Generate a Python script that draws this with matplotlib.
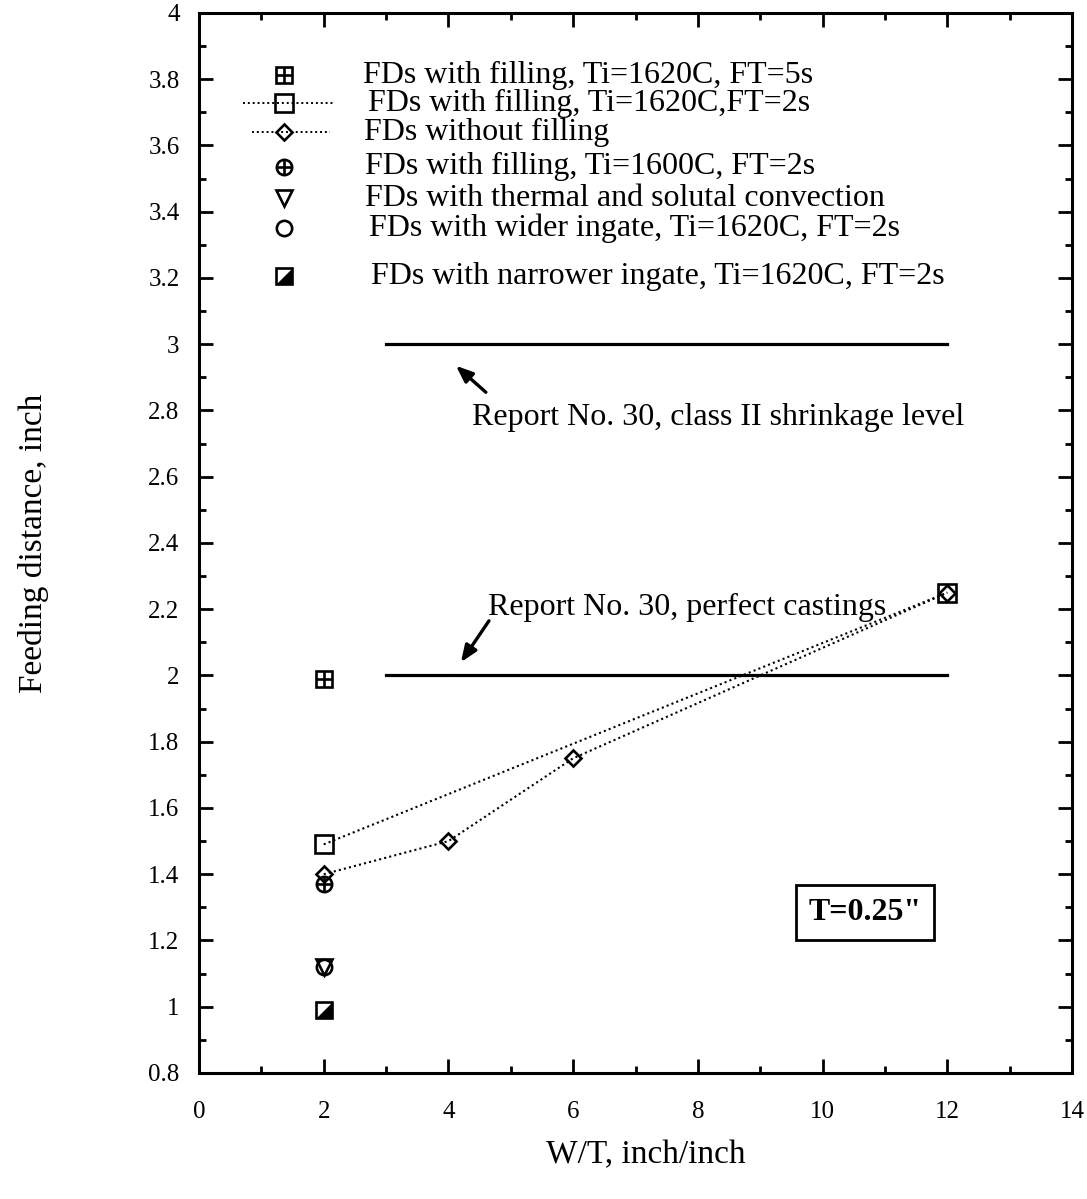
import matplotlib
matplotlib.use("Agg")
import matplotlib.pyplot as plt
from matplotlib.ticker import MultipleLocator, FuncFormatter

plt.rcParams["font.family"] = ["Liberation Serif", "DejaVu Serif"]

# ---- data -------------------------------------------------------------
wt_fill_5s = [2]
fd_fill_5s = [1.99]

wt_fill_2s = [2, 12]
fd_fill_2s = [1.49, 2.25]

wt_no_fill = [2, 4, 6, 12]
fd_no_fill = [1.40, 1.50, 1.75, 2.25]

wt_fill_1600 = [2]
fd_fill_1600 = [1.37]

wt_convection = [2]
fd_convection = [1.12]

wt_wide_ingate = [2]
fd_wide_ingate = [1.12]

wt_narrow_ingate = [2]
fd_narrow_ingate = [0.99]

report30_wt = [3, 12]
report30_class2 = 3.0
report30_perfect = 2.0

labels = [
    "FDs with filling, Ti=1620C, FT=5s",
    "FDs with filling, Ti=1620C,FT=2s",
    "FDs without filling",
    "FDs with filling, Ti=1600C, FT=2s",
    "FDs with thermal and solutal convection",
    "FDs with wider ingate, Ti=1620C, FT=2s",
    "FDs with narrower ingate, Ti=1620C, FT=2s",
]

# ---- figure -----------------------------------------------------------
fig = plt.figure(figsize=(10.87, 11.99), dpi=100)
ax = fig.add_axes([0.1831, 0.1051, 0.8031, 0.8841])

MEW = 1.9
HALF_TRI = [(-1, -1), (1, -1), (1, 1), (-1, -1)]


def draw_marker(x, y, kind, ms=11.5):
    """Draw one of the composite symbols used in the chart."""
    base = dict(linestyle="none", color="black", mew=MEW, zorder=5)
    if kind == "boxplus":
        ax.plot(x, y, marker="s", ms=ms, mfc="none", **base)
        ax.plot(x, y, marker="+", ms=ms, **base)
    elif kind == "square":
        ax.plot(x, y, marker="s", ms=ms + 1.5, mfc="none", **base)
    elif kind == "diamond":
        ax.plot(x, y, marker="D", ms=ms - 3, mfc="none", **base)
    elif kind == "oplus":
        ax.plot(x, y, marker="o", ms=ms - 0.5, mfc="none", **base)
        ax.plot(x, y, marker="+", ms=ms - 0.5, **base)
    elif kind == "tri":
        ax.plot(x, y, marker="v", ms=ms - 0.5, mfc="none", **base)
    elif kind == "circle":
        ax.plot(x, y, marker="o", ms=ms - 0.5, mfc="none", **base)
    elif kind == "halfsq":
        ax.plot(x, y, marker="s", ms=ms, mfc="white", **base)
        ax.plot(x, y, marker=HALF_TRI, ms=ms, mfc="black", mew=0,
                linestyle="none", color="black", zorder=6)


DOT = (0, (1, 1.5))

# connecting dotted lines
ax.plot(wt_fill_2s, fd_fill_2s, linestyle=DOT, color="black", lw=1.5, zorder=3)
ax.plot(wt_no_fill, fd_no_fill, linestyle=DOT, color="black", lw=1.5, zorder=3)

# data symbols
draw_marker(wt_fill_5s, fd_fill_5s, "boxplus")
draw_marker(wt_fill_2s, fd_fill_2s, "square")
draw_marker(wt_no_fill, fd_no_fill, "diamond")
draw_marker(wt_fill_1600, fd_fill_1600, "oplus")
draw_marker(wt_convection, fd_convection, "tri")
draw_marker(wt_wide_ingate, fd_wide_ingate, "circle")
draw_marker(wt_narrow_ingate, fd_narrow_ingate, "halfsq")

# Report No. 30 reference levels
ax.plot(report30_wt, [report30_class2] * 2, color="black", lw=2.3, zorder=2)
ax.plot(report30_wt, [report30_perfect] * 2, color="black", lw=2.3, zorder=2)

arrow = dict(arrowstyle="-|>,head_length=1.0,head_width=0.4",
             color="black", lw=2.4, shrinkA=0, shrinkB=0)
ax.annotate("", xy=(4.12, 2.935), xytext=(4.6, 2.855), arrowprops=arrow)
ax.text(4.38, 2.78, "Report No. 30, class II shrinkage level",
        fontsize=23, va="center", ha="left")
ax.annotate("", xy=(4.2, 2.04), xytext=(4.65, 2.165), arrowprops=arrow)
ax.text(4.63, 2.205, "Report No. 30, perfect castings",
        fontsize=23, va="center", ha="left")

# boxed thickness note
ax.text(10.68, 1.285, 'T=0.25"', fontsize=23, fontweight="bold",
        ha="center", va="center",
        bbox=dict(boxstyle="square,pad=0.4", fc="white", ec="black", lw=2.0))

# legend, drawn as symbols plus text
kinds = ["boxplus", "square", "diamond", "oplus", "tri", "circle", "halfsq"]
rows_y = [3.812, 3.728, 3.64, 3.535, 3.44, 3.35, 3.205]
text_x = [2.63, 2.71, 2.64, 2.66, 2.66, 2.72, 2.75]
leg_x = 1.36
ax.plot([0.7, 2.15], [rows_y[1]] * 2, linestyle=DOT, color="black", lw=1.4, zorder=3)
ax.plot([0.85, 2.1], [rows_y[2]] * 2, linestyle=DOT, color="black", lw=1.4, zorder=3)
for k, yy, tx, lab in zip(kinds, rows_y, text_x, labels):
    draw_marker([leg_x], [yy], k)
    ax.text(tx, yy, lab, fontsize=23, va="center", ha="left")

# axes, ticks
ax.set_xlim(0, 14)
ax.set_ylim(0.8, 4.0)
ax.xaxis.set_major_locator(MultipleLocator(2))
ax.xaxis.set_minor_locator(MultipleLocator(1))
ax.yaxis.set_major_locator(MultipleLocator(0.2))
ax.yaxis.set_minor_locator(MultipleLocator(0.1))
ax.yaxis.set_major_formatter(FuncFormatter(lambda v, p: f"{round(v, 1):g}"))
ax.tick_params(which="both", direction="in", top=True, right=True, width=2.0,
               labelsize=18)
ax.tick_params(which="major", length=10)
ax.tick_params(which="minor", length=5)
ax.tick_params(axis="x", which="major", pad=20)
ax.tick_params(axis="y", which="major", pad=14)
for s in ax.spines.values():
    s.set_linewidth(2.2)

ax.set_ylabel("Feeding distance, inch", fontsize=24)
ax.set_xlabel("W/T, inch/inch", fontsize=24)
ax.yaxis.set_label_coords(-0.19, 0.5)
ax.xaxis.set_label_coords(0.512, -0.077)
ax.xaxis.label.set_va("center")
ax.yaxis.label.set_va("center")

fig.savefig("out.png", dpi=100, facecolor="white")
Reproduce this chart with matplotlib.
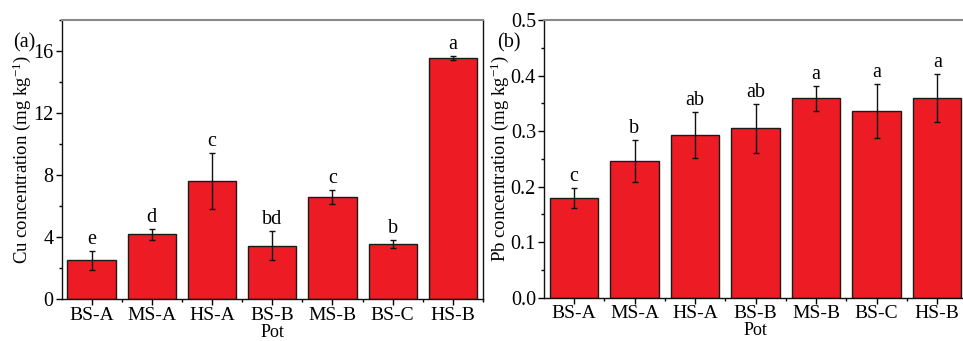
import matplotlib
matplotlib.use("Agg")
import matplotlib.pyplot as plt
from matplotlib.ticker import MultipleLocator
import numpy as np

plt.rcParams['font.family'] = ['Liberation Serif', 'DejaVu Serif']
plt.rcParams['mathtext.fontset'] = 'custom'
plt.rcParams['mathtext.rm'] = 'Liberation Serif'
plt.rcParams['mathtext.it'] = 'Liberation Serif:italic'

pots = ["BS-A", "MS-A", "HS-A", "BS-B", "MS-B", "BS-C", "HS-B"]

cu_mean = [2.5, 4.17, 7.6, 3.44, 6.56, 3.53, 15.53]
cu_err = [0.6, 0.35, 1.8, 0.93, 0.45, 0.27, 0.13]
cu_letters = ["e", "d", "c", "bd", "c", "b", "a"]

pb_mean = [0.179, 0.246, 0.293, 0.305, 0.359, 0.336, 0.359]
pb_err = [0.018, 0.038, 0.042, 0.044, 0.022, 0.048, 0.043]
pb_letters = ["c", "b", "ab", "ab", "a", "a", "a"]

W, H = 963, 341
fig = plt.figure(figsize=(W / 100, H / 100), dpi=100)

bar_color = "#ED1C24"
fs = 14.5
lfs = 13.5


def panel(rect, means, errs, letters, ylim, major, minor, ylabel, fmt, lab_x):
    ax = fig.add_axes(rect)
    x = np.arange(len(pots))
    ax.bar(x, means, width=0.8, color=bar_color, edgecolor="#1a1a1a", linewidth=1.0, zorder=2)
    ax.errorbar(x, means, yerr=errs, fmt="none", ecolor="#111111", elinewidth=1.0,
                capsize=2.5, capthick=1.0, zorder=3)
    for xi, m, e, l in zip(x, means, errs, letters):
        ax.annotate(l, (xi, m + e), xytext=(0, 1.5), textcoords="offset points",
                    ha="center", va="bottom", fontsize=fs)
    ax.set_xlim(-0.49, 6.49)
    ax.set_ylim(*ylim)
    ax.set_xticks(x)
    ax.set_xticklabels(pots, fontsize=14)
    ax.set_xticks(x + 0.5, minor=True)
    ax.yaxis.set_major_locator(MultipleLocator(major))
    ax.yaxis.set_minor_locator(MultipleLocator(minor))
    ax.yaxis.set_major_formatter(fmt)
    ax.tick_params(axis="both", which="major", direction="out", length=4, width=1.0,
                   pad=1.5, top=False, right=False)
    ax.tick_params(axis="y", which="major", labelsize=fs, pad=2)
    ax.tick_params(axis="both", which="minor", direction="out", length=2.5, width=1.0,
                   top=False, right=False)
    for s in ["left", "bottom", "right"]:
        ax.spines[s].set_color("#111111")
        ax.spines[s].set_linewidth(1.0)
    ax.spines["top"].set_color("#8a8a8a")
    ax.spines["top"].set_linewidth(1.5)
    ax.set_xlabel("Pot", fontsize=13)
    ax.xaxis.set_label_coords(0.5, -0.089)
    ax.xaxis.label.set_va("top")
    ax.set_ylabel(ylabel, fontsize=lfs)
    ax.yaxis.set_label_coords(lab_x, 0.5)
    return ax


ax1 = panel([62 / W, 42 / H, 421 / W, 279 / H], cu_mean, cu_err, cu_letters,
            (0, 18), 4, 2, "Cu concentration (mg kg$^{-1}$)",
            matplotlib.ticker.FormatStrFormatter("%d"), -0.068)
ax2 = panel([544.3 / W, 43.3 / H, 423.2 / W, 277.7 / H], pb_mean, pb_err, pb_letters,
            (0, 0.5), 0.1, 0.05, "Pb concentration (mg kg$^{-1}$)",
            matplotlib.ticker.FormatStrFormatter("%.1f"), -0.079)

fig.text(13 / W, 1 - 43 / H, "(a)", fontsize=fs, ha="left", va="center")
fig.text(497 / W, 1 - 43 / H, "(b)", fontsize=fs, ha="left", va="center")

fig.savefig("out.png", dpi=100)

---+---

• [GIVEN INSTRUCTION]: The lines from the start of the data through the line that contains "ax = fig.add_axes([0.1831, 0.1051, 0.8031, 0.8841])" are to be returned exactly, please, with both ends included and every picture left out.

• [WRITTEN ANSWER]:
Generate a Python script that draws this with matplotlib.
import matplotlib
matplotlib.use("Agg")
import matplotlib.pyplot as plt
from matplotlib.ticker import MultipleLocator, FuncFormatter

plt.rcParams["font.family"] = ["Liberation Serif", "DejaVu Serif"]

# ---- data -------------------------------------------------------------
wt_fill_5s = [2]
fd_fill_5s = [1.99]

wt_fill_2s = [2, 12]
fd_fill_2s = [1.49, 2.25]

wt_no_fill = [2, 4, 6, 12]
fd_no_fill = [1.40, 1.50, 1.75, 2.25]

wt_fill_1600 = [2]
fd_fill_1600 = [1.37]

wt_convection = [2]
fd_convection = [1.12]

wt_wide_ingate = [2]
fd_wide_ingate = [1.12]

wt_narrow_ingate = [2]
fd_narrow_ingate = [0.99]

report30_wt = [3, 12]
report30_class2 = 3.0
report30_perfect = 2.0

labels = [
    "FDs with filling, Ti=1620C, FT=5s",
    "FDs with filling, Ti=1620C,FT=2s",
    "FDs without filling",
    "FDs with filling, Ti=1600C, FT=2s",
    "FDs with thermal and solutal convection",
    "FDs with wider ingate, Ti=1620C, FT=2s",
    "FDs with narrower ingate, Ti=1620C, FT=2s",
]

# ---- figure -----------------------------------------------------------
fig = plt.figure(figsize=(10.87, 11.99), dpi=100)
ax = fig.add_axes([0.1831, 0.1051, 0.8031, 0.8841])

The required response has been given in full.